Latest mine disaster raises outcry
HEGANG, China — When gas levels suddenly spiked deep in the Xinxing coal mine, Wang Jiguo grabbed two co-workers, and they ran for their lives. Minutes later, there was a huge bang, a torrent of hot air, and the earth shuddered.
Nearly two days later, at least 92 people are reported dead and 16 missing, the official Xinhua news agency said. The deadliest accident in China's mining industry in two years has highlighted how heavy demand for power-generating coal comes at a high human cost.
"Development is important, but the growth of GDP shouldn't be achieved at the price of miners' blood," said provincial governor Li Zhanshu, urging officials to better manage coal mines.
Coal is vital for China's economy, which is targeted to grow by 8 percent his year, and its 1.3 billion people, as it is used to generate about three-quarters of the country's electricity.
The blast at the nearly 100-year-old mine in Heilongjiang province, near the Russian border, dealt a blow to the central government's race to improve safety, which has included the shuttering or absorbing of hundreds of smaller, private mines into state-owned operations.
The government says the closure of about 1,000 dangerous small mines last year has helped cut fatalities.
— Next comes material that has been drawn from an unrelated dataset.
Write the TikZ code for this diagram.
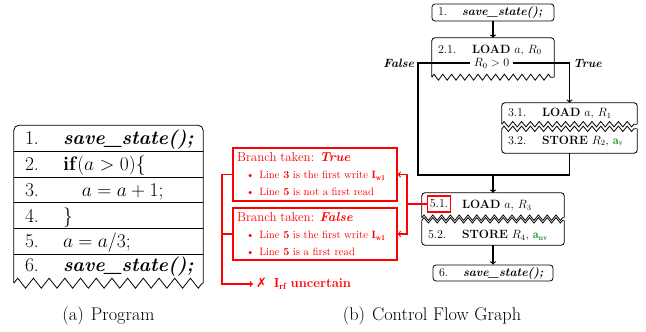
\RequirePackage{fix-cm}
\documentclass[tikz,border=0pt]{standalone}
\usepackage{amsmath}
\usepackage{fontspec}
\usepackage{tikz}
\usetikzlibrary{arrows}
\usetikzlibrary{positioning}
\usetikzlibrary{decorations.pathmorphing}

\newfontfamily\symfont{DejaVu Sans}
\definecolor{storegreen}{RGB}{40,150,40}
\newcommand{\prognum}[1]{\makebox[38pt][l]{#1}}
\newcommand{\cfgnum}[1]{\makebox[34pt][l]{#1}}
\newcommand{\callsave}{\textbf{\textit{save\_state();}}}

\begin{document}
\begin{tikzpicture}[x=1pt, y=-1pt]
	\useasboundingbox (0,0) rectangle (646,332);
	\tikzset{row/.style = {minimum width=189pt, minimum height=25.7pt, text width=167pt, inner xsep=11pt, inner ysep=0pt, align=left, text height=16pt, text depth=3pt, font=\fontsize{19.5}{22}\selectfont}}
	\tikzset{tbl/.style = {line width=0.8pt}}
	\tikzset{bigzig/.style = {decorate, decoration={zigzag, segment length=15.7pt, amplitude=5pt}}}
	\tikzset{smallzig/.style = {decorate, decoration={zigzag, segment length=8.8pt, amplitude=2.7pt}}}
	\tikzset{cfgbox/.style = {draw, rounded corners=3pt, line width=0.8pt, inner xsep=6pt, inner ysep=0pt, align=left, font=\fontsize{12}{14}\selectfont}}
	\tikzset{half/.style = {inner xsep=6pt, inner ysep=0pt, align=left, font=\fontsize{12}{14}\selectfont}}
	\tikzset{blk/.style = {line width=0.8pt, rounded corners=3pt}}
	\tikzset{flow/.style = {line width=1.2pt}}
	\tikzset{edge/.style = {->, > = to, line width=1.2pt}}
	\tikzset{branch/.style = {draw=red, text=red, line width=1.1pt, text width=156pt, inner xsep=4pt, align=left, font=\fontsize{10.7}{17}\selectfont}}
	\tikzset{redline/.style = {red, line width=1.2pt}}
	\tikzset{rededge/.style = {->, > = to, red, line width=1.2pt}}
	\tikzset{subcap/.style = {font=\fontsize{18.3}{20}\selectfont}}
	% program
	\node[row] (r1) at (108.5,138.35) {\prognum{1.}\callsave};
	\node[row] (r2) at (108.5,164.2) {\prognum{2.}\textbf{if}$(a>0)\{$};
	\node[row] (r3) at (108.5,189.7) {\prognum{3.}\hspace*{19pt}$a=a+1;$};
	\node[row] (r4) at (108.5,215.5) {\prognum{4.}$\}$};
	\node[row] (r5) at (108.5,241.3) {\prognum{5.}$a=a/3;$};
	\node[row, minimum height=28.7pt, text depth=9.7pt] (r6) at (108.5,268.65) {\prognum{6.}\callsave};
	\draw[tbl, rounded corners=5pt] (r6.south west) |- (r1.north) -| (r6.south east);
	\draw[tbl, bigzig] (r6.south west) -- (r6.south east);
	\draw[tbl] (r1.south west) -- (r1.south east);
	\draw[tbl] (r2.south west) -- (r2.south east);
	\draw[tbl] (r3.south west) -- (r3.south east);
	\draw[tbl] (r4.south west) -- (r4.south east);
	\draw[tbl] (r5.south west) -- (r5.south east);
	% control flow graph
	\node[cfgbox, text width=110pt, minimum height=17pt] (n1) at (493,12.5) {\makebox[24pt][l]{1.}\callsave};
	\node[minimum width=122pt, minimum height=39pt] (b2) at (493,57.5) {};
	\node[half, text width=110pt] (n21) at (493,50) {\cfgnum{2.1.}\textbf{LOAD} $a$, $R_0$};
	\node[half, inner xsep=4pt] (cond) at (491.5,63) {$R_0>0$};
	\node[half, text width=123pt, minimum height=21pt] (n31) at (569.5,113.5) {\cfgnum{3.1.}\textbf{LOAD} $a$, $R_1$};
	\node[half, text width=123pt, minimum height=24pt] (n32) at (569.5,141) {\cfgnum{3.2.}\textbf{STORE} $R_2$, \textcolor{storegreen}{$\mathbf{a}_{\mathbf{v}}$}};
	\node[half, text width=130pt, minimum height=24.5pt] (n51) at (493,205.25) {\cfgnum{}\textbf{LOAD} $a$, $R_3$};
	\node[half, text width=130pt, minimum height=24.5pt, text height=13pt, text depth=2pt] (n52) at (493,232.75) {\cfgnum{5.2.}\textbf{STORE} $R_4$, \textcolor{storegreen}{$\mathbf{a}_{\mathbf{nv}}$}};
	\node[half, draw=red, line width=1.1pt, inner xsep=2pt, minimum height=16pt] (hl) at (439,204) {5.1.};
	\node[cfgbox, text width=108pt, minimum height=16pt] (n6) at (493,273) {\makebox[24pt][l]{6.}\callsave};
	% block outlines
	\draw[blk] (b2.south west) |- (b2.north) -| (b2.south east);
	\draw[tbl, smallzig, decoration={amplitude=3pt}] (b2.south west) -- (b2.south east);
	\draw[blk] (n31.south west) |- (n31.north) -| (n31.south east);
	\draw[tbl, smallzig] (n31.south west) -- (n31.south east);
	\draw[blk] (n32.north west) |- (n32.south) -| (n32.north east);
	\draw[tbl, smallzig] (n32.north west) -- (n32.north east);
	\draw[blk] (n51.south west) |- (n51.north) -| (n51.south east);
	\draw[tbl, smallzig] (n51.south west) -- (n51.south east);
	\draw[blk] (n52.north west) |- (n52.south) -| (n52.north east);
	\draw[tbl, smallzig] (n52.north west) -- (n52.north east);
	% edges
	\coordinate (joinL) at (418,175);
	\coordinate (join) at (493,175);
	\draw[edge] (n1.south) -- (b2.north);
	\draw[edge] (cond.east) -| node[pos=0.5, right, font=\fontsize{12}{14}\selectfont] {\textbf{\textit{True}}} (n31.north);
	\draw[flow] (cond.west) -| node[pos=0.5, left, font=\fontsize{12}{14}\selectfont] {\textbf{\textit{False}}} (joinL) -- (join);
	\draw[flow] (n32.south) |- (join);
	\draw[edge] (join) -- (n51.north);
	\draw[edge] (n52.south) -- (n6.north);
	% branch notes
	\node[branch, minimum height=53pt] (bt) at (315,174.5) {{\fontsize{13}{17}\selectfont Branch taken: \textbf{\textit{True}}}\\
		\hspace*{9pt}\textbullet\hspace{5pt}Line \textbf{3} is the first write $\mathbf{I}_{\mathbf{w1}}$\\
		\hspace*{9pt}\textbullet\hspace{5pt}Line \textbf{5} is not a first read};
	\node[branch, minimum height=52pt] (bf) at (315,234) {{\fontsize{13}{17}\selectfont Branch taken: \textbf{\textit{False}}}\\
		\hspace*{9pt}\textbullet\hspace{5pt}Line \textbf{5} is the first write $\mathbf{I}_{\mathbf{w1}}$\\
		\hspace*{9pt}\textbullet\hspace{5pt}Line \textbf{5} is a first read};
	\node[anchor=west, text=red, inner xsep=3pt, font=\fontsize{13}{15}\selectfont] (irf) at (253,284) {{\symfont ✗}\hspace{7pt}$\mathbf{I}_{\mathbf{rf}}$ \textbf{uncertain}};
	\coordinate (redR) at (407,204);
	\coordinate (redL) at (222,284);
	\draw[redline] (hl.west) -- (redR);
	\draw[rededge] (redR) |- (bt.east);
	\draw[rededge] (redR) |- (bf.east);
	\draw[rededge] (bt.west) -| (redL) -- (irf.west);
	\draw[redline] (bf.west) -- (bf.west -| redL);
	% captions
	\node[subcap] (capA) at (108.5,316) {(a)\hspace{7pt}Program};
	\node[subcap] (capB) at (432,316) {(b)\hspace{7pt}Control Flow Graph};
\end{tikzpicture}
\end{document}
Yet hundreds still die in major accidents each year, even at state-run mines, such as a blast in Shanxi province in February that killed 78, and a gas leak in Chongqing municipality in May that killed 30.
After Saturday's accident, the Xinxing mine's director, deputy director and chief engineer were fired, said an employee, who refused to give his name because he was not authorized to speak to the media.